Diamond Model for Organizational Effectiveness


Harvard University Professor Michael Porter developed the diamond model for organizational effectiveness in 1980. Porter uses the diamond model to explain why some nations gain a competitive advantage over others. Porter argues that classical theories, which try to explain national development using variables like climate, natural resources and the demography of workers, provide only a partial explanation. Porter’s model is based on a four-year study of 10 major trading nations and 100 industries, according to Proven Models.

Porter suggests that nations with a competitive advantage possess four main attributes. They include availability of resources and skills, and the types of information that are available to firms for determining the best approach to pursue a business with the available resources and skills. Other essential characteristics are the goals of individual companies and their drive to continuously innovate and invest. Porter suggests that productivity is the main driving force for international competitiveness. He argues further that a nation’s standard of living can be improved as a direct result of increases in productivity.

Determining Factors

Porter argues that nations have the ability to create their own skilled resources and technological base. Other important determinants of national competitiveness include the availability of skilled labor and supporting infrastructure. He suggests that these essential criteria must be upgraded on an ongoing basis. In areas where there are local disadvantages such as a lack of resources and skilled labor, Porter recommends that firms can still compete by developing new methods of innovation to maintain their competitive edge.

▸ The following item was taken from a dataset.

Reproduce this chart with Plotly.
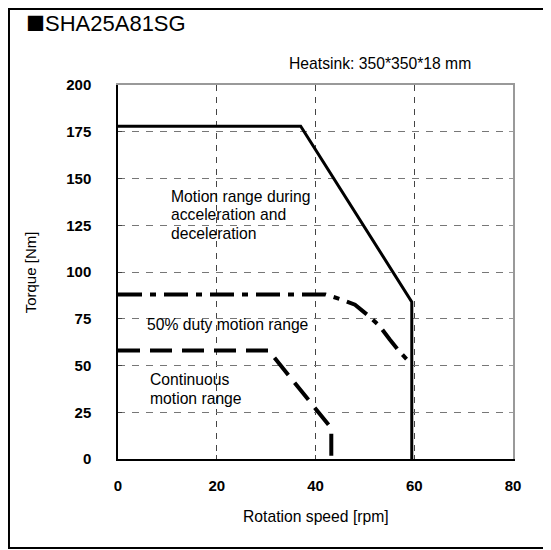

Cultivating a local market that has a high demand for goods and services promotes a firm's competitive national advantage. Setting the stage for a strong local market helps firms predict their performance in the global marketplace. Companies must take into consideration both the quantity and quality for local demands. Japan, for example, was able to have a strong competitive advantage in the global marketplace because of its national consumer base, which demanded sophisticated technologies, leading companies to launch new and innovative models.

Related and Supporting Industries

Porter argues that the presence or absence of related supporting industries at local levels determines the development of more cost-effective and innovative products. Local supporting industries that are competitive help to support the innovations of other industries. In the United States, national highway systems combined with the oil and gas industry contributed significantly to the rise of the automobile industry. This is further strengthened when industries have a stronghold in the global marketplace.


The organizational structure of local firms has an overall influence on their ability to compete in local and global markets. This includes factors such as a company’s hierarchy, size and administrative model. The role of governments in the organizational structure of firms also determines which types of industries have the potential of excelling in the marketplace. Porter suggests that domestic rivalry forces local industries to become innovative by launching new products and improving quality, reducing costs and developing new technologies.